Compensation. Report re referees. (a)(1) There shall be probate magistrates for the
purpose of hearing matters referred pursuant to section 45a-123. Any former judge of
probate under seventy years of age, other than a judge of probate receiving a retirement
allowance under section 45a-40 due to permanent and total disability, who is an elector
of this state shall be eligible for nomination, appointment or assignment as a probate
magistrate.
(2) The Probate Court Administrator may nominate former judges of probate who
meet the requirements of this subsection to serve as probate magistrate. The Probate
Court Administrator shall provide a list of such nominated former judges to the Chief
Justice of the Supreme Court and update the list as necessary. The Chief Justice shall
appoint probate magistrates from the list for a term of three years and inform the Probate
Court Administrator of such appointments. The Probate Court Administrator shall assign probate magistrates pursuant to section 45a-123 from among the probate magistrates appointed by the Chief Justice.
(3) Each probate magistrate shall receive, for each day the probate magistrate is
engaged as a probate magistrate, in addition to any retirement salary the probate magistrate is entitled to receive, an amount of fifty dollars per hour, not to exceed two hundred
fifty dollars per day, for each day of service. Such service includes, but is not limited
to, conducting hearings and preparing a report or amendment to a report pursuant to
section 45a-123. Service as a probate magistrate shall not constitute credited service for
purposes of health, retirement or other benefits.
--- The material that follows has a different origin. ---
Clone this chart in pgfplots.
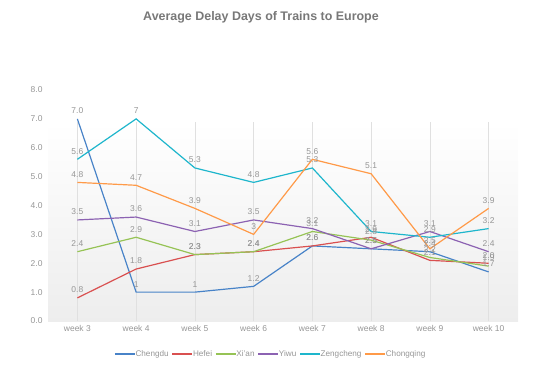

Amounts paid to a probate magistrate
under this subdivision shall be paid from the Probate Court Administration Fund established under section 45a-82.
(b) (1) In addition to the probate magistrates appointed pursuant to subsection (a)
of this section, there shall be attorney probate referees for the purpose of hearing matters
referred pursuant to section 45a-123. Any individual who has been a member of the bar
of this state in good standing for at least five years, is an elector of this state and is under
seventy years of age shall be eligible for nomination, appointment and assignment as
an attorney probate referee.
(2) The Probate Court Administrator may nominate individuals who meet the requirements of this subsection as attorney probate referees. Any judge of probate may
submit to the Probate Court Administrator, on such form and in such manner as the
Probate Court Administrator prescribes, a recommendation that the Probate Court Administrator nominate a specified individual as attorney probate referee, provided the
individual meets the requirements of this subsection. The Probate Court Administrator
shall consider any such recommendation prior to making a nomination under this subdivision, but shall not be bound by such recommendation. The Probate Court Administrator shall ensure geographic, racial and ethnic diversity among individuals nominated as
attorney probate referee.
(3) The Probate Court Administrator shall provide a list of individuals nominated
as attorney probate referee to the Chief Justice of the Supreme Court and update the list
as necessary. The Chief Justice shall appoint attorney probate referees from the list for
a term of three years and inform the Probate Court Administrator of such appointments.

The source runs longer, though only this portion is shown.